The mobile-centric sister of E-commerce, M-Commerce is the fastest-growing method for shopping of all kinds. Whether it’s for clothing, food, or even movie or concert tickets, easy-to-use mobile sales platforms are necessary tools for brands that want to keep up with their competitors.
It’s easy to see that mobile is the tech sector’s focus of 2015 — more and more, consumers are looking to their phones rather than their computers for the tools to complete everyday tasks, whether it’s organization, communication, budgeting, or in this case, shopping.
As brands and developers get better at optimizing for mobile, “M-Commerce,” or mobile commerce, is becoming an increasingly relevant industry, one that companies need to start paying attention to.
Skyrocketing Sales on Smartphones
The percentage of U.S. retail e-commerce dollars spent via mobile device jumped from just 1.8% of the total in 2010’s Q2 to a whopping 15.4% in the first quarter of 2015. The mobile commerce industry is now estimated to be worth over $230 billion, and experts expect that number to grow to $700 billion by 2017.

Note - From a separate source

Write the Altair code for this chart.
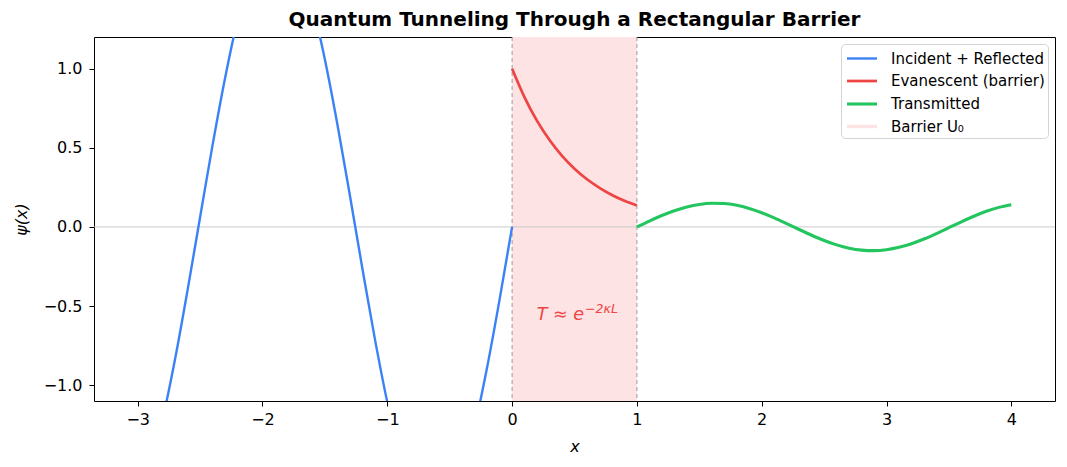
import altair as alt
import pandas as pd

# ---- data ----
inc_x = [-3.0, -2.9, -2.8, -2.7, -2.6, -2.5, -2.4, -2.3, -2.2, -2.1, -2.0, -1.9, -1.8, -1.7, -1.6,
         -1.5, -1.4, -1.3, -1.2, -1.1, -1.0, -0.9, -0.8, -0.7, -0.6, -0.5, -0.4, -0.3, -0.2, -0.1, 0.0]
inc_y = [-1.735, -1.523, -1.215, -0.833, -0.398, 0.061, 0.517, 0.940, 1.306, 1.589, 1.774, 1.849,
         1.809, 1.656, 1.400, 1.058, 0.649, 0.200, -0.261, -0.706, -1.107, -1.439, -1.682, -1.820,
         -1.845, -1.756, -1.557, -1.261, -0.887, -0.458, 0.0]

eva_x = [0.0, 0.1, 0.2, 0.3, 0.4, 0.5, 0.6, 0.7, 0.8, 0.9, 1.0]
eva_y = [1.0, 0.819, 0.670, 0.549, 0.449, 0.368, 0.301, 0.247, 0.202, 0.165, 0.135]

tra_x = [1.0, 1.1, 1.2, 1.3, 1.4, 1.5, 1.6, 1.7, 1.8, 1.9, 2.0, 2.1, 2.2, 2.3, 2.4, 2.5, 2.6, 2.7,
         2.8, 2.9, 3.0, 3.1, 3.2, 3.3, 3.4, 3.5, 3.6, 3.7, 3.8, 3.9, 4.0]
tra_y = [0.0, 0.0371, 0.0719, 0.1023, 0.1262, 0.1423, 0.1496, 0.1476, 0.1364, 0.1167, 0.0898,
         0.0573, 0.0212, -0.0163, -0.0526, -0.0858, -0.1135, -0.1343, -0.1466, -0.1499, -0.1438,
         -0.1289, -0.1059, -0.0762, -0.0419, -0.0050, 0.0323, 0.0675, 0.0986, 0.1235, 0.1407]

series_names = ["Incident + Reflected", "Evanescent (barrier)", "Transmitted", "Barrier U₀"]
series_colors = ["#3b82f6", "#ef4444", "#22c55e", "#fde3e3"]
series_widths = [2.4, 3.4, 2.4, 11.0]

barrier_x = [0.0]
barrier_x2 = [1.0]
edge_x = [0.0, 1.0]
x_ticks = [-3, -2, -1, 0, 1, 2, 3, 4]
y_ticks = [-1.0, -0.5, 0.0, 0.5, 1.0]

# ---- tables ----
lines = pd.concat([
    pd.DataFrame({"x": inc_x, "y": inc_y, "series": series_names[0]}),
    pd.DataFrame({"x": eva_x, "y": eva_y, "series": series_names[1]}),
    pd.DataFrame({"x": tra_x, "y": tra_y, "series": series_names[2]}),
], ignore_index=True)
barrier = pd.DataFrame({"x": barrier_x, "x2": barrier_x2, "series": [series_names[3]]})
edges = pd.DataFrame({"x": edge_x})
note = pd.DataFrame({"x": [0.577], "y": [-0.587]})

xs = alt.Scale(domain=[-3.35, 4.35], nice=False, zero=False)
ys = alt.Scale(domain=[-1.1, 1.2], nice=False, zero=False)
cscale = alt.Scale(domain=series_names, range=series_colors)
wscale = alt.Scale(domain=series_names, range=series_widths)

legend = alt.Legend(
    title=None, orient="top-right", offset=7, symbolType="M-1.5,0H1.5", symbolSize=400,
    symbolOffset=6, labelOffset=17, rowPadding=2.5, padding=3, labelFont="DejaVu Sans",
    labelFontSize=15, labelColor="black", fillColor="white", strokeColor="#d4d4d4",
    cornerRadius=4, symbolOpacity=1,
)

band = alt.Chart(barrier).mark_rect().encode(
    x=alt.X("x:Q", scale=xs, title="x",
            axis=alt.Axis(values=x_ticks, format="d", labelPadding=5)),
    x2="x2:Q",
    color=alt.Color("series:N", scale=cscale, legend=legend),
)

zero = alt.Chart(barrier).mark_rule(color="#c4c4c4", strokeWidth=0.9).encode(
    y=alt.datum(0.0, scale=ys),
)

vlines = alt.Chart(edges).mark_rule(color="#8a8a8a", opacity=0.7, strokeDash=[4, 3],
                                    strokeWidth=1.2).encode(x=alt.X("x:Q", scale=xs))

curves = alt.Chart(lines).mark_line(clip=True, interpolate="monotone").encode(
    x=alt.X("x:Q", scale=xs),
    y=alt.Y("y:Q", scale=ys, title="ψ(x)",
            axis=alt.Axis(values=y_ticks, format=".1f", labelPadding=7)),
    color=alt.Color("series:N", scale=cscale, legend=legend),
    strokeWidth=alt.StrokeWidth("series:N", scale=wscale, legend=legend),
    detail="series:N",
)

t_main = alt.Chart(note).mark_text(
    text="T ≈ e", align="right", baseline="alphabetic", font="DejaVu Sans",
    fontStyle="italic", fontSize=17.5, color="#ef4444",
).encode(x=alt.X("x:Q", scale=xs), y=alt.Y("y:Q", scale=ys))

t_sup = alt.Chart(note).mark_text(
    text="−2κL", align="left", baseline="alphabetic", font="DejaVu Sans",
    fontStyle="italic", fontSize=12.5, color="#ef4444", dx=1, dy=-7,
).encode(x=alt.X("x:Q", scale=xs), y=alt.Y("y:Q", scale=ys))

chart = alt.layer(band, zero, vlines, curves, t_main, t_sup).properties(
    width=961, height=364,
    title=alt.TitleParams("Quantum Tunneling Through a Rectangular Barrier",
                          font="DejaVu Sans", fontSize=20, fontWeight="bold",
                          color="black", offset=6, anchor="middle"),
    autosize=alt.AutoSizeParams(type="none"),
    padding={"left": 86, "top": 29, "right": 4, "bottom": 58},
).configure_view(
    stroke="black", strokeWidth=1,
).configure_axis(
    grid=False, domain=False, ticks=True, tickColor="black", tickSize=5, tickWidth=1,
    labelFont="DejaVu Sans", labelFontSize=16, labelColor="black",
    titleFont="DejaVu Sans", titleFontSize=16, titleFontStyle="italic",
    titleFontWeight="normal", titleColor="black",
).configure_axisX(titlePadding=11).configure_axisY(titlePadding=14)

chart.save("out.html", embed_options={"renderer": "svg", "actions": False})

The mobile boom is well under way, and that means users are turning to their phones for nearly everything — especially, it would seem, for making everyday purchases.
The stats are striking: Walmart, a huge retailer with a strong mobile platform, has claimed that over 40% of visits to its site in 2012 came from mobile devices. There’s no doubt that the percentage is significantly higher in 2015, as retail brands big and small use more advanced technology to develop apps that only get easier to use.
From food to fashion, retailers are quickly establishing their presences on smartphones, and their sales are skyrocketing.
Who’s Ahead of the Game?
Certain companies have done a fantastic job at integrating sales into their already existing apps — especially ones that sell products like tickets, which are easily deliverable via mobile. MegaBus and Fandango, for instance, have mobile apps that not only sell tickets, but also provide a handy, interactive experience — using maps and movie trailers, respectively — for their users.
By making it as easy and fun as possible for users to quickly snag a useful product, these companies have increased both their sales and user base significantly.
There are obviously other stellar sales apps on the market, like Polyvore, an upscale fashion retailer, the craftseller Etsy, and of course, Amazon, a true jack-of-all-trades in digital sales, according to Venture Beat. By establishing user-friendly mobile platforms, these brands have driven revenue, improved their reputations, and developed a network of satisfied and loyal customers.
Any company not investing in establishing a mobile sales platform is falling behind on the accelerating M-Commerce trajectory, and can expect to lose out to their mobile-savvy competitors.
Once people find a better way of doing daily activities, they rarely go back — and we’ll all anxiously await even more sleek and seamless mobile sales platforms sure to be popping up across smart devices in the years to come.